A few days after scandalous police intervention during academic conference on Karl Marx and his legacy, Polish Minister of Interior offered an apology to the university. Polish left-wing activists met this with joy, but they soon got more reasons to be worried instead.
Joachim Brudziński, Minister of Interior and one of the most influential figures in the Law and Justice party that is now ruling Poland, must have been really unhappy when calling the rector of the University of Szczecin and issuing a formal apology for the prosecutors’ and policemen’s behaviour. His attitude towards any left ideas and movements is well-known: he has been continuously claiming that the rise of far-right organizations, demanding „Poland for Poles” and in some cases openly demonstrating their fascination with Nazism, is not a real problem. On the other hand, he stated, the attention must be pointed to the radical left, advocating ‘communism’.
One can guess that in more favourable political circumstances the Polish national conservatives would have already banned anything that has to do with Marx, including academic research and publications. However, they did not, and the Minister of Interior had no other choice than to admit that the (still) democratic state of Poland has violated its own legal guarantees on the autonomy of universities.

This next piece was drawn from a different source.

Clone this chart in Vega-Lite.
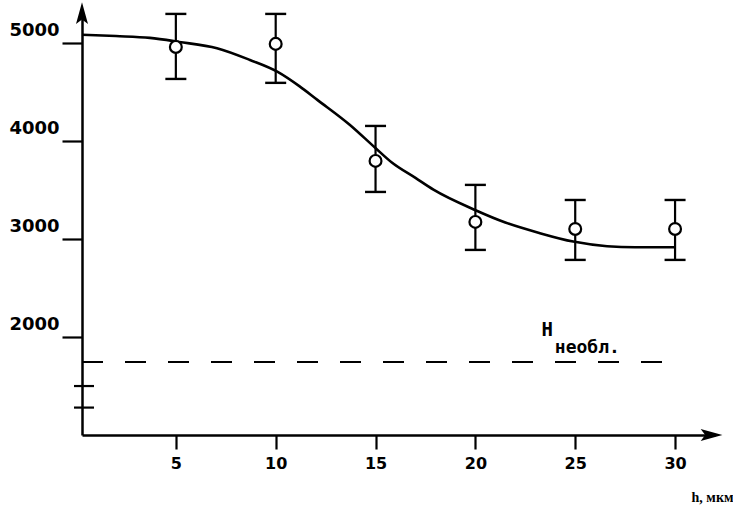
{
  "$schema": "https://vega.github.io/schema/vega-lite/v6.json",
  "width": 633,
  "height": 425,
  "autosize": {"type": "none"},
  "padding": {"left": 82, "top": 10, "right": 18, "bottom": 75},
  "background": "white",
  "config": {
    "view": {"stroke": null},
    "axis": {"grid": false, "domainColor": "black", "tickColor": "black", "labelColor": "black", "titleColor": "black", "domainWidth": 2.5, "tickWidth": 2.2, "labelOverlap": false},
    "axisX": {"tickSize": 14, "labelPadding": 6, "labelFont": "DejaVu Sans", "labelFontWeight": "bold", "labelFontSize": 16, "titleFont": "Liberation Serif", "titleFontWeight": "bold", "titleFontSize": 14, "titleX": 651, "titleY": 62, "titleAlign": "right", "titleBaseline": "middle"},
    "axisY": {"tickSize": 20, "labelPadding": 3, "labelOffset": -13, "labelFont": "DejaVu Sans", "labelFontWeight": "bold", "labelFontSize": 18}
  },
  "datasets": {
    "points": [
      {"h": 5, "H": 4963, "lo": 4636, "hi": 5300},
      {"h": 10, "H": 4994, "lo": 4596, "hi": 5300},
      {"h": 15, "H": 3799, "lo": 3482, "hi": 4156},
      {"h": 20, "H": 3176, "lo": 2890, "hi": 3554},
      {"h": 25, "H": 3104, "lo": 2788, "hi": 3400},
      {"h": 30, "H": 3104, "lo": 2788, "hi": 3400}
    ],
    "curve": [
      {"h": 0.3, "H": 5088},
      {"h": 2, "H": 5074},
      {"h": 3.7, "H": 5055},
      {"h": 5.16, "H": 5014},
      {"h": 7.06, "H": 4950},
      {"h": 8.71, "H": 4830},
      {"h": 10.1, "H": 4708},
      {"h": 11.2, "H": 4560},
      {"h": 12.07, "H": 4425},
      {"h": 13.72, "H": 4166},
      {"h": 14.97, "H": 3935},
      {"h": 15.8, "H": 3785},
      {"h": 17, "H": 3625},
      {"h": 17.9, "H": 3505},
      {"h": 19.98, "H": 3298},
      {"h": 21.5, "H": 3170},
      {"h": 23.2, "H": 3063},
      {"h": 24.9, "H": 2975},
      {"h": 26.6, "H": 2928},
      {"h": 28, "H": 2918},
      {"h": 30, "H": 2918}
    ],
    "ref": [{"h": 0.3, "h2": 30.3, "H": 1745}],
    "minor": [{"h": -0.1, "h2": 0.9, "H": 1500}, {"h": -0.1, "h2": 0.9, "H": 1280}],
    "arrowUp": [{"h": 0.3, "H": 5265}],
    "arrowRight": [{"h": 31.62, "H": 1000}],
    "hlabel": [{"h": 23.6, "H": 2072, "t": "H"}],
    "sublabel": [{"h": 23.98, "H": 1889, "t": "необл."}]
  },
  "layer": [
    {
      "data": {"name": "curve"},
      "mark": {"type": "line", "interpolate": "monotone", "color": "black", "strokeWidth": 2.6},
      "encoding": {
        "x": {"field": "h", "type": "quantitative", "scale": {"domain": [0.3, 32], "nice": false, "zero": false}, "axis": {"values": [5, 10, 15, 20, 25, 30], "title": "h, мкм"}},
        "y": {"field": "H", "type": "quantitative", "scale": {"domain": [1000, 5340], "nice": false, "zero": false}, "axis": {"values": [2000, 3000, 4000, 5000], "format": "d", "title": null}}
      }
    },
    {
      "data": {"name": "ref"},
      "mark": {"type": "rule", "color": "black", "strokeWidth": 2, "strokeDash": [21, 22]},
      "encoding": {
        "x": {"field": "h", "type": "quantitative", "scale": {"domain": [0.3, 32], "nice": false, "zero": false}, "axis": {"values": [5, 10, 15, 20, 25, 30], "title": "h, мкм"}},
        "x2": {"field": "h2"},
        "y": {"field": "H", "type": "quantitative", "scale": {"domain": [1000, 5340], "nice": false, "zero": false}, "axis": {"values": [2000, 3000, 4000, 5000], "format": "d", "title": null}}
      }
    },
    {
      "data": {"name": "minor"},
      "mark": {"type": "rule", "color": "black", "strokeWidth": 2.2},
      "encoding": {
        "x": {"field": "h", "type": "quantitative", "scale": {"domain": [0.3, 32], "nice": false, "zero": false}, "axis": {"values": [5, 10, 15, 20, 25, 30], "title": "h, мкм"}},
        "x2": {"field": "h2"},
        "y": {"field": "H", "type": "quantitative", "scale": {"domain": [1000, 5340], "nice": false, "zero": false}, "axis": {"values": [2000, 3000, 4000, 5000], "format": "d", "title": null}}
      }
    },
    {
      "data": {"name": "points"},
      "mark": {"type": "rule", "color": "black", "strokeWidth": 2.2},
      "encoding": {
        "x": {"field": "h", "type": "quantitative", "scale": {"domain": [0.3, 32], "nice": false, "zero": false}, "axis": {"values": [5, 10, 15, 20, 25, 30], "title": "h, мкм"}},
        "y": {"field": "lo", "type": "quantitative", "scale": {"domain": [1000, 5340], "nice": false, "zero": false}, "axis": {"values": [2000, 3000, 4000, 5000], "format": "d", "title": null}},
        "y2": {"field": "hi"}
      }
    },
    {
      "data": {"name": "points"},
      "transform": [{"fold": ["lo", "hi"], "as": ["k", "v"]}],
      "mark": {"type": "tick", "orient": "horizontal", "color": "black", "size": 21, "thickness": 2.4, "opacity": 1},
      "encoding": {
        "x": {"field": "h", "type": "quantitative", "scale": {"domain": [0.3, 32], "nice": false, "zero": false}, "axis": {"values": [5, 10, 15, 20, 25, 30], "title": "h, мкм"}},
        "y": {"field": "v", "type": "quantitative", "scale": {"domain": [1000, 5340], "nice": false, "zero": false}, "axis": {"values": [2000, 3000, 4000, 5000], "format": "d", "title": null}}
      }
    },
    {
      "data": {"name": "points"},
      "mark": {"type": "point", "shape": "circle", "filled": true, "fill": "white", "stroke": "black", "strokeWidth": 2.2, "size": 140, "opacity": 1},
      "encoding": {
        "x": {"field": "h", "type": "quantitative", "scale": {"domain": [0.3, 32], "nice": false, "zero": false}, "axis": {"values": [5, 10, 15, 20, 25, 30], "title": "h, мкм"}},
        "y": {"field": "H", "type": "quantitative", "scale": {"domain": [1000, 5340], "nice": false, "zero": false}, "axis": {"values": [2000, 3000, 4000, 5000], "format": "d", "title": null}}
      }
    },
    {
      "data": {"name": "arrowUp"},
      "mark": {"type": "point", "shape": "M0,-1L0.4,0.45L0,0.15L-0.4,0.45Z", "filled": true, "color": "black", "size": 900, "opacity": 1},
      "encoding": {
        "x": {"field": "h", "type": "quantitative", "scale": {"domain": [0.3, 32], "nice": false, "zero": false}, "axis": {"values": [5, 10, 15, 20, 25, 30], "title": "h, мкм"}},
        "y": {"field": "H", "type": "quantitative", "scale": {"domain": [1000, 5340], "nice": false, "zero": false}, "axis": {"values": [2000, 3000, 4000, 5000], "format": "d", "title": null}}
      }
    },
    {
      "data": {"name": "arrowRight"},
      "mark": {"type": "point", "shape": "M1,0L-0.45,0.4L-0.15,0L-0.45,-0.4Z", "filled": true, "color": "black", "size": 900, "opacity": 1},
      "encoding": {
        "x": {"field": "h", "type": "quantitative", "scale": {"domain": [0.3, 32], "nice": false, "zero": false}, "axis": {"values": [5, 10, 15, 20, 25, 30], "title": "h, мкм"}},
        "y": {"field": "H", "type": "quantitative", "scale": {"domain": [1000, 5340], "nice": false, "zero": false}, "axis": {"values": [2000, 3000, 4000, 5000], "format": "d", "title": null}}
      }
    },
    {
      "data": {"name": "hlabel"},
      "mark": {"type": "text", "font": "DejaVu Sans Mono", "fontWeight": "bold", "fontSize": 19, "align": "center", "baseline": "middle", "color": "black"},
      "encoding": {
        "x": {"field": "h", "type": "quantitative", "scale": {"domain": [0.3, 32], "nice": false, "zero": false}, "axis": {"values": [5, 10, 15, 20, 25, 30], "title": "h, мкм"}},
        "y": {"field": "H", "type": "quantitative", "scale": {"domain": [1000, 5340], "nice": false, "zero": false}, "axis": {"values": [2000, 3000, 4000, 5000], "format": "d", "title": null}},
        "text": {"field": "t"}
      }
    },
    {
      "data": {"name": "sublabel"},
      "mark": {"type": "text", "font": "DejaVu Sans Mono", "fontWeight": "bold", "fontSize": 18, "align": "left", "baseline": "middle", "color": "black"},
      "encoding": {
        "x": {"field": "h", "type": "quantitative", "scale": {"domain": [0.3, 32], "nice": false, "zero": false}, "axis": {"values": [5, 10, 15, 20, 25, 30], "title": "h, мкм"}},
        "y": {"field": "H", "type": "quantitative", "scale": {"domain": [1000, 5340], "nice": false, "zero": false}, "axis": {"values": [2000, 3000, 4000, 5000], "format": "d", "title": null}},
        "text": {"field": "t"}
      }
    }
  ]
}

He had no choice, because the affair had already become notorious: it has been commented on by range of international media and it was clearly understood as another proof that Poland is marching the way towards authoritarian rule.
A very quiet apology from Brudziński – who even didn’t mention it on his extremely rich Twitter profile – did not satisfy Conference of Rectors of Polish Universities, which, on 16 May, called the Prime Minister Mateusz Morawiecki to determine and explain exact intentions of those who ordered the police to come to Pobierowo conference.

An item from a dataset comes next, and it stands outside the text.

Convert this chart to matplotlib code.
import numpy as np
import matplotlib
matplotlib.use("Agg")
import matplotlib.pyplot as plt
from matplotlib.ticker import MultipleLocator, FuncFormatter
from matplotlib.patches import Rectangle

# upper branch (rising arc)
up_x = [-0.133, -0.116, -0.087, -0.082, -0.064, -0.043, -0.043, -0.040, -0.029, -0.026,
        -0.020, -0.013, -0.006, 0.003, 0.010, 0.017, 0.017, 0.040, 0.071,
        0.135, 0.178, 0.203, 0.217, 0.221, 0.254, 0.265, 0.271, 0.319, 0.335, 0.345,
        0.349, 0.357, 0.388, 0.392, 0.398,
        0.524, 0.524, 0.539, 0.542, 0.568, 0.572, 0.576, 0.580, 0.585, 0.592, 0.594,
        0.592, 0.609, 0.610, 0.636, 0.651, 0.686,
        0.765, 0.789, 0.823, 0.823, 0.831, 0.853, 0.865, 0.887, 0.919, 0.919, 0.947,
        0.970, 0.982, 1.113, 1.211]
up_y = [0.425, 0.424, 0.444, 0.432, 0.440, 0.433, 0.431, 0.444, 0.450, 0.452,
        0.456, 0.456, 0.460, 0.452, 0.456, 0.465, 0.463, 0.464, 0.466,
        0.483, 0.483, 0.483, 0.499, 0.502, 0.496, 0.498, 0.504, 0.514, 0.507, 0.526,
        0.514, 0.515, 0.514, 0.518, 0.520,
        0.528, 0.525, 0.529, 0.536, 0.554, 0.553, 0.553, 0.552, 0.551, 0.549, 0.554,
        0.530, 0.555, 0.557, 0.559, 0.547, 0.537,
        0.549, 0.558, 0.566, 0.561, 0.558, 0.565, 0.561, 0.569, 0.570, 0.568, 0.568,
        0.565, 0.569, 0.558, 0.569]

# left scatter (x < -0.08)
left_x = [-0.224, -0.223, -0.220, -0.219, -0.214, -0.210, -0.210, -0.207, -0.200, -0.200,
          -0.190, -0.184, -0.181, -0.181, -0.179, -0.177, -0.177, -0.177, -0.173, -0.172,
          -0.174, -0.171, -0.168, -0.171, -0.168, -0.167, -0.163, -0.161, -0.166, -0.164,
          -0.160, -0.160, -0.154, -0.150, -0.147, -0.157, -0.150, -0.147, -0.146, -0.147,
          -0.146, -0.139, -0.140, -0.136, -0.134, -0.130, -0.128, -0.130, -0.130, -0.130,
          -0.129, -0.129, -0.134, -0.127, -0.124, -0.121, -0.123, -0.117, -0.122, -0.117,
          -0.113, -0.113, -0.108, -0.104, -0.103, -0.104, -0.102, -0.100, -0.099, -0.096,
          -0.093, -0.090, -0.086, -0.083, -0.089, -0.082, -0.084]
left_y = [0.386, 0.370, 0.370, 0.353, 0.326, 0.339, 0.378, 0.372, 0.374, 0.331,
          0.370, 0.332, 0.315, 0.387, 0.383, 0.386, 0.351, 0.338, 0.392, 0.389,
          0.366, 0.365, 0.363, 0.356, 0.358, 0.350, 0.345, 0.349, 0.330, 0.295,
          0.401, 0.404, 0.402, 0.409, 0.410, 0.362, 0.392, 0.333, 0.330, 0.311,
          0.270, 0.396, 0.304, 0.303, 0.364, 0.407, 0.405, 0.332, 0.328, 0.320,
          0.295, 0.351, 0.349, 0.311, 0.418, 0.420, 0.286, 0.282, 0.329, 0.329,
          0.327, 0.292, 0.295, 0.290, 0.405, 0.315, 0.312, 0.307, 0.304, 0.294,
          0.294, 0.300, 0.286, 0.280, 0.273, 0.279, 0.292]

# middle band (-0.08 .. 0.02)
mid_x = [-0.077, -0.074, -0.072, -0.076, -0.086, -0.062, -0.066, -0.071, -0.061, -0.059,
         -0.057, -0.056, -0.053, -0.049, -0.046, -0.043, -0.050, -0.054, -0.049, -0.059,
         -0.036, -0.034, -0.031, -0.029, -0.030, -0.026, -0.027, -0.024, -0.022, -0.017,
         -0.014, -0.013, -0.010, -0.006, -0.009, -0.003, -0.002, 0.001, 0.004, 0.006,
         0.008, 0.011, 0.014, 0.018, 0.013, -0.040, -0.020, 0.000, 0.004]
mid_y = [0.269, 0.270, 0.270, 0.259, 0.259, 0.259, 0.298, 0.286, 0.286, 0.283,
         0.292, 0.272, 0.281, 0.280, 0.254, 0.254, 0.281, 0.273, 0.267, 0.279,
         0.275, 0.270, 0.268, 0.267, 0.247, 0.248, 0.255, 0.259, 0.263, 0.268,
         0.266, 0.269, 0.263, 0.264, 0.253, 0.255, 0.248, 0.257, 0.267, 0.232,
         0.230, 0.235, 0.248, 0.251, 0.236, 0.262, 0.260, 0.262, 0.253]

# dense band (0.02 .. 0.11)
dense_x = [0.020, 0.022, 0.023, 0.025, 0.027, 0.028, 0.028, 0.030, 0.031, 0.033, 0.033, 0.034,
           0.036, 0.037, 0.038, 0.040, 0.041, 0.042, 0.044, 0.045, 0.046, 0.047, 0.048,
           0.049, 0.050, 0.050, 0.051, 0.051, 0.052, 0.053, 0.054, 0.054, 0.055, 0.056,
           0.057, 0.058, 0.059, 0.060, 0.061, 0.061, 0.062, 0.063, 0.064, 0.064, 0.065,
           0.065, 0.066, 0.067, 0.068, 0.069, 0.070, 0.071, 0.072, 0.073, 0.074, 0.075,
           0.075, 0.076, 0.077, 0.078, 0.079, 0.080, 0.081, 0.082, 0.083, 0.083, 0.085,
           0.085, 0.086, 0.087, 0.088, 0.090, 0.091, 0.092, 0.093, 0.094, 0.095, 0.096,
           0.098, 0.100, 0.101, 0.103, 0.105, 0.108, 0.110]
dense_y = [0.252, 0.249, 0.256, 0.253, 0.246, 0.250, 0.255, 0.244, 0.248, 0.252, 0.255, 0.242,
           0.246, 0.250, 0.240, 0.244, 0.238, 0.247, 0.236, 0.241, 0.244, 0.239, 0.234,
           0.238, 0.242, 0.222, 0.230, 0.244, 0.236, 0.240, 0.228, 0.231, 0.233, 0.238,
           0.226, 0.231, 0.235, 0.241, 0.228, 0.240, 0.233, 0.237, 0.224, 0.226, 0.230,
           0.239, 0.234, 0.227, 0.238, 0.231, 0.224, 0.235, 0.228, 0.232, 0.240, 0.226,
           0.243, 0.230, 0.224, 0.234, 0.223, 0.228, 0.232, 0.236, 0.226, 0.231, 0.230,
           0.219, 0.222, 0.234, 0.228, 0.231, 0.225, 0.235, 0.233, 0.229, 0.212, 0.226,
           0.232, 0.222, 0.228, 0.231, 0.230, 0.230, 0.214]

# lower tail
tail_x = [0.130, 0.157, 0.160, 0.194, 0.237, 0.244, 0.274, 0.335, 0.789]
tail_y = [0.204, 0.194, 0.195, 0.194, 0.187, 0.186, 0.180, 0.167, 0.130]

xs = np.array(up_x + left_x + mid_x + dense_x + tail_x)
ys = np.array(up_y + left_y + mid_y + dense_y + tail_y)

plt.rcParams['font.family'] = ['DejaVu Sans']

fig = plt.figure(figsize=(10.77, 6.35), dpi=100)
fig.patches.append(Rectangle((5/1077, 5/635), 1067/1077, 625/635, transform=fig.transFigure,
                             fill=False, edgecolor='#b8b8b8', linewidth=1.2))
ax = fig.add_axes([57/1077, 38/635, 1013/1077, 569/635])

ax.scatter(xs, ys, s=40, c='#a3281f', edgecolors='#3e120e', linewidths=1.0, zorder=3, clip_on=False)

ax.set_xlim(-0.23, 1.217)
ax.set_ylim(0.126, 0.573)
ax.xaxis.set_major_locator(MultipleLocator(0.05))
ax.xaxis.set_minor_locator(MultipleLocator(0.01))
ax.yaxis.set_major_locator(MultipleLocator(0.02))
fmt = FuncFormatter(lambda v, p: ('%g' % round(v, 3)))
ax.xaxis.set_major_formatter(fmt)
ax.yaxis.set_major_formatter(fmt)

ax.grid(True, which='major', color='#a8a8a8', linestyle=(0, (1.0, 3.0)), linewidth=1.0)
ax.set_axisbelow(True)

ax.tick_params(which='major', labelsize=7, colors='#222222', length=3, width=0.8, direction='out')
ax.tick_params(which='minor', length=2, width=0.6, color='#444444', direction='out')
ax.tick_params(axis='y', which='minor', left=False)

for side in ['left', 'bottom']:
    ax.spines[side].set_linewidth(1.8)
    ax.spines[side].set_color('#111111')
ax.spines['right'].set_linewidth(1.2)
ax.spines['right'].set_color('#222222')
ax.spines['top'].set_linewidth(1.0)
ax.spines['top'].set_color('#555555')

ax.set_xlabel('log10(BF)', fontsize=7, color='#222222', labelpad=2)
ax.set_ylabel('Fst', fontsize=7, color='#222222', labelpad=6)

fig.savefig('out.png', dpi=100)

Meanwhile the prosecutors who issued the necessary orders still claim that they had done what should have been done. They refuse to admit that something wrong has happened, insisting instead that they received a ‘credible report’ about possible promotion of ‘totalitarian practices’ that was to take place during the conference. Who reported on the assembly of sociologists, political scientists and philosophers? This seems to be top secret.

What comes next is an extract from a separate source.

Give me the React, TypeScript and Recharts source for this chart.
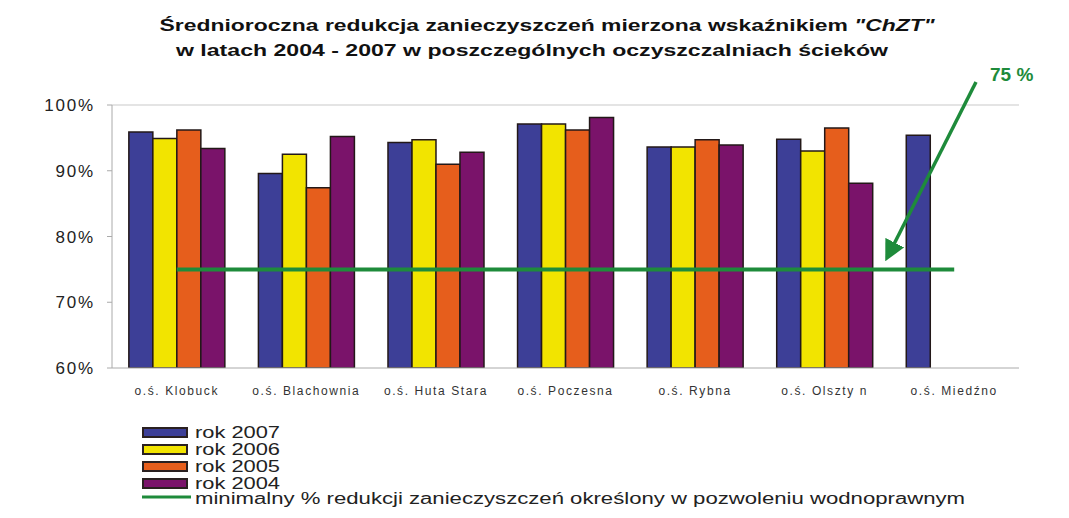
import {
  ComposedChart,
  Bar,
  Line,
  XAxis,
  YAxis,
  Legend,
  ReferenceLine,
} from "recharts";

const categories = [
  "o.ś. Klobuck",
  "o.ś. Blachownia",
  "o.ś. Huta Stara",
  "o.ś. Poczesna",
  "o.ś. Rybna",
  "o.ś. Olszty n",
  "o.ś. Miedźno",
];
const rok2007 = [95.9, 89.6, 94.3, 97.1, 93.6, 94.8, 95.4];
const rok2006 = [94.9, 92.5, 94.7, 97.1, 93.6, 93.0, null];
const rok2005 = [96.2, 87.4, 91.0, 96.2, 94.7, 96.5, null];
const rok2004 = [93.4, 95.2, 92.8, 98.1, 93.9, 88.1, null];
const minReduction = [75, 75, 75, 75, 75, 75, 75];
const yTicks = [60, 70, 80, 90, 100];

const seriesNames = ["rok 2007", "rok 2006", "rok 2005", "rok 2004"];
const lineName =
  "minimalny % redukcji zanieczyszczeń określony w pozwoleniu wodnoprawnym";
const colors = ["#3d3f97", "#f2e400", "#e65e1c", "#7a136a"];
const green = "#1e8b3b";

const data = categories.map((name, i) => ({
  name,
  r2007: rok2007[i],
  r2006: rok2006[i],
  r2005: rok2005[i],
  r2004: rok2004[i],
  min: minReduction[i],
}));

const keys = ["r2007", "r2006", "r2005", "r2004"];

const font = "Arial, 'Liberation Sans', sans-serif";

// legend drawn by hand, rows 17px apart like the original
const LegendBox = () => (
  <svg width={900} height={92} style={{ fontFamily: font, display: "block" }}>
    {seriesNames.map((s, i) => (
      <g key={s}>
        <rect
          x={1}
          y={6 + i * 17}
          width={44}
          height={9}
          fill={colors[i]}
          stroke="#2a2020"
          strokeWidth={2}
        />
        <text
          x={53}
          y={16 + i * 17}
          fontSize={16}
          fill="#222"
          textLength={85}
          lengthAdjust="spacingAndGlyphs"
        >
          {s}
        </text>
      </g>
    ))}
    <line x1={0} x2={49} y1={75} y2={75} stroke={green} strokeWidth={3} />
    <text
      x={53}
      y={82}
      fontSize={16}
      fill="#222"
      textLength={770}
      lengthAdjust="spacingAndGlyphs"
    >
      {lineName}
    </text>
  </svg>
);

const Overlay = () => (
  <svg
    width={1069}
    height={518}
    style={{ position: "absolute", left: 0, top: 0, pointerEvents: "none", fontFamily: font }}
  >
    <defs>
      <marker
        id="head"
        markerWidth="6"
        markerHeight="6"
        refX="3"
        refY="3"
        orient="auto"
        markerUnits="strokeWidth"
      >
        <path d="M0,0 L6,3 L0,6 Z" fill={green} />
      </marker>
    </defs>
    <text
      x={547}
      y={31}
      textAnchor="middle"
      fontSize={17}
      fontWeight="bold"
      fill="#111"
      textLength={775}
      lengthAdjust="spacingAndGlyphs"
    >
      Średnioroczna redukcja zanieczyszczeń mierzona wskaźnikiem{" "}
      <tspan fontStyle="italic">"ChZT"</tspan>
    </text>
    <text
      x={532}
      y={56}
      textAnchor="middle"
      fontSize={17}
      fontWeight="bold"
      fill="#111"
      textLength={712}
      lengthAdjust="spacingAndGlyphs"
    >
      w latach 2004 - 2007 w poszczególnych oczyszczalniach ścieków
    </text>
    <text x={990} y={81} fontSize={19} fontWeight="bold" fill={green}>
      75 %
    </text>
    <line
      x1={976}
      y1={82}
      x2={890}
      y2={252}
      stroke={green}
      strokeWidth={3.5}
      markerEnd="url(#head)"
    />
  </svg>
);

export default function App() {
  return (
    <div
      style={{
        position: "absolute",
        left: 0,
        top: 0,
        width: 1069,
        height: 518,
        background: "#fff",
        fontFamily: font,
      }}
    >
      <ComposedChart
        width={1069}
        height={518}
        data={data}
        margin={{ top: 105, right: 50, left: 0, bottom: 120 }}
        barCategoryGap="13%"
        barGap={0}
      >
        <ReferenceLine y={100} stroke="#e4e4e4" strokeWidth={2} />
        <XAxis
          dataKey="name"
          height={30}
          tickLine={false}
          axisLine={{ stroke: "#aaa" }}
          tickMargin={12}
          tick={{ fontSize: 12, fill: "#333", letterSpacing: 1.6 }}
          interval={0}
        />
        <YAxis
          width={112}
          domain={[60, 100]}
          ticks={yTicks}
          allowDataOverflow
          tickFormatter={(v: number) => `${v}%`}
          axisLine={{ stroke: "#aaa" }}
          tickLine={{ stroke: "#aaa" }}
          tickSize={5}
          tickMargin={12}
          tick={{ fontSize: 17, fill: "#222", letterSpacing: 1.8 }}
        />
        {keys.map((k, i) => (
          <Bar
            key={k}
            dataKey={k}
            name={seriesNames[i]}
            fill={colors[i]}
            stroke="#231818"
            strokeWidth={1.5}
            isAnimationActive={false}
          />
        ))}
        <Line
          dataKey="min"
          name={lineName}
          stroke={green}
          strokeWidth={4}
          dot={false}
          isAnimationActive={false}
        />
        <Legend
          layout="horizontal"
          verticalAlign="middle"
          align="center"
          content={() => <LegendBox />}
          wrapperStyle={{ position: "absolute", left: 142, top: 422, width: 900 }}
        />
      </ComposedChart>
      <Overlay />
    </div>
  );
}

As if to show the shattered Polish left that Pobierowo intervention is not an isolated incident, but another signal of a possible crackdown against any progressive thinking, two more worrying situations took place in the following days. On 16 May, a Polish antifascist student activist was attacked by a member of a Neonazi group called Szturmowcy (referring in their name to the Nazi Sturm Abteilung units and the paper ‘Der Sturmer’). He was beaten up just outside the university area, in the very centre of the city. The antifascist activists from Warsaw University had been receiving threats from Szturmowcy for two previous weeks, as they had blocked a Neonazi march in Warsaw on 1 May and the organizers seeked revenge. This time neither the police bothered to apologise for not having undertaken any extra measures of security in the area of the university, nor the university itself seemed particularly worried about what happened. There was no official representative of the academic community, mainly left-wing activists, on a small solidarity demonstration that was organized outside the university gate the next day.
And on 18 May the police arrived on a meeting held by socialist activists from Wrocław, who were about to discuss the situation in Palestine. As Piotr Lewandowski, one of the organizers of the meeting, told the left-wing portal Strajk.eu, the policemen claimed to have found information on the meeting using operational means and suggested that some ‘opponents’ may want to disperse the meeting so that it was necessary to keep a police car outside. In addition, the police noted the names and phones of the organizers.
It should be noted that all kinds of debates, roundtables and other meetings are organized by right-wing groups in Poland and never get this kind of ‘care’ and ‘attention’. Uniformed policemen did not bother, for instance, to visit a debate on ‘myths surrounding the Ustasha movement’ that took place last year in Warsaw, not to mention very fashionable ‘patriotic’ meetings on the Polish anticommunist partisans of post-war period, where their crimes against peaceful citizens are portrayed as necessary or even noble actions. This has nothing to do with promoting or justyfing violence, right?
The message of the Polish government is clear: violence and destruction comes only from the left side, while all that the nationalists say and do should be praised as ‘patriotism’, ‘care for the Motherland’ or ‘noble and zealous activism’. This message has been transmitted long enough in words. Now it is not unlikely that the time for more aggressive steps has come. Should Polish left be afraid? First of all, it should be ready to organize and act. In some time, it may be too late.